PROBLEM:
Print every line of the listing exactly, please.

SUPPLIED INFORMATION:
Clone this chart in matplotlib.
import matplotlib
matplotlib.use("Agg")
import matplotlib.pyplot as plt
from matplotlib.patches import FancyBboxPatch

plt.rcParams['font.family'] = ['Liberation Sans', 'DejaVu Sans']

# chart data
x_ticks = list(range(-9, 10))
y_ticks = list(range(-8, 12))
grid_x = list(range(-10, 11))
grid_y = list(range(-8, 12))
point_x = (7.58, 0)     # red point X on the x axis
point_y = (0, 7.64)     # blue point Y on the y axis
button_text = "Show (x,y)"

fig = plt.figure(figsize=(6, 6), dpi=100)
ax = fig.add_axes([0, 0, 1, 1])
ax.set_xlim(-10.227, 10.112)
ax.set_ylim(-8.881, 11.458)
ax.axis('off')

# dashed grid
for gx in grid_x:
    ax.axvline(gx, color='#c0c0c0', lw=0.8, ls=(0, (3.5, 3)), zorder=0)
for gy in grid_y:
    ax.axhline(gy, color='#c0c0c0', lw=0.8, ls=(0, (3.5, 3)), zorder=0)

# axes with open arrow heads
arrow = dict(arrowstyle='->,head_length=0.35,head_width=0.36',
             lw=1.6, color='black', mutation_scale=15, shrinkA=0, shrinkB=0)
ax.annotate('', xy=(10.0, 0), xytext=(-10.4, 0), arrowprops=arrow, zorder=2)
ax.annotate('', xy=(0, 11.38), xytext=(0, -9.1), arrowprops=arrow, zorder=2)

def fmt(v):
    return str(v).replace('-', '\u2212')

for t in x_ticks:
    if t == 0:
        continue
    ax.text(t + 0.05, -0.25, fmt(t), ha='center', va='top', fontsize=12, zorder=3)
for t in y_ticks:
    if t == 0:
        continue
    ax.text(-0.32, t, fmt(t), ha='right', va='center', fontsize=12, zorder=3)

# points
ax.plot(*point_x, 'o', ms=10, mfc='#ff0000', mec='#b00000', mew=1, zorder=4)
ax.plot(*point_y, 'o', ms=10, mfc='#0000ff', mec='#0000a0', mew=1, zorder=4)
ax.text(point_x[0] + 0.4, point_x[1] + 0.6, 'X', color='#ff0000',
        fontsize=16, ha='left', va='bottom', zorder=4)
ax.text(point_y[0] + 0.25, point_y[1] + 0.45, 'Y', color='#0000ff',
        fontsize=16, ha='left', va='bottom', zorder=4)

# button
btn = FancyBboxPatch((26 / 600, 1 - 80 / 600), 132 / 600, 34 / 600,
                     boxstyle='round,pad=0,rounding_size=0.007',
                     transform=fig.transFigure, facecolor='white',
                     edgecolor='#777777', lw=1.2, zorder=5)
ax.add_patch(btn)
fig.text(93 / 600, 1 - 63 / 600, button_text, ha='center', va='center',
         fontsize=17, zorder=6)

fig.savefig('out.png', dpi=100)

RESULT:
Clone this chart in matplotlib.
import matplotlib
matplotlib.use("Agg")
import matplotlib.pyplot as plt
from matplotlib.patches import FancyBboxPatch

plt.rcParams['font.family'] = ['Liberation Sans', 'DejaVu Sans']

# chart data
x_ticks = list(range(-9, 10))
y_ticks = list(range(-8, 12))
grid_x = list(range(-10, 11))
grid_y = list(range(-8, 12))
point_x = (7.58, 0)     # red point X on the x axis
point_y = (0, 7.64)     # blue point Y on the y axis
button_text = "Show (x,y)"

fig = plt.figure(figsize=(6, 6), dpi=100)
ax = fig.add_axes([0, 0, 1, 1])
ax.set_xlim(-10.227, 10.112)
ax.set_ylim(-8.881, 11.458)
ax.axis('off')

# dashed grid
for gx in grid_x:
    ax.axvline(gx, color='#c0c0c0', lw=0.8, ls=(0, (3.5, 3)), zorder=0)
for gy in grid_y:
    ax.axhline(gy, color='#c0c0c0', lw=0.8, ls=(0, (3.5, 3)), zorder=0)

# axes with open arrow heads
arrow = dict(arrowstyle='->,head_length=0.35,head_width=0.36',
             lw=1.6, color='black', mutation_scale=15, shrinkA=0, shrinkB=0)
ax.annotate('', xy=(10.0, 0), xytext=(-10.4, 0), arrowprops=arrow, zorder=2)
ax.annotate('', xy=(0, 11.38), xytext=(0, -9.1), arrowprops=arrow, zorder=2)

def fmt(v):
    return str(v).replace('-', '\u2212')

for t in x_ticks:
    if t == 0:
        continue
    ax.text(t + 0.05, -0.25, fmt(t), ha='center', va='top', fontsize=12, zorder=3)
for t in y_ticks:
    if t == 0:
        continue
    ax.text(-0.32, t, fmt(t), ha='right', va='center', fontsize=12, zorder=3)

# points
ax.plot(*point_x, 'o', ms=10, mfc='#ff0000', mec='#b00000', mew=1, zorder=4)
ax.plot(*point_y, 'o', ms=10, mfc='#0000ff', mec='#0000a0', mew=1, zorder=4)
ax.text(point_x[0] + 0.4, point_x[1] + 0.6, 'X', color='#ff0000',
        fontsize=16, ha='left', va='bottom', zorder=4)
ax.text(point_y[0] + 0.25, point_y[1] + 0.45, 'Y', color='#0000ff',
        fontsize=16, ha='left', va='bottom', zorder=4)

# button
btn = FancyBboxPatch((26 / 600, 1 - 80 / 600), 132 / 600, 34 / 600,
                     boxstyle='round,pad=0,rounding_size=0.007',
                     transform=fig.transFigure, facecolor='white',
                     edgecolor='#777777', lw=1.2, zorder=5)
ax.add_patch(btn)
fig.text(93 / 600, 1 - 63 / 600, button_text, ha='center', va='center',
         fontsize=17, zorder=6)

fig.savefig('out.png', dpi=100)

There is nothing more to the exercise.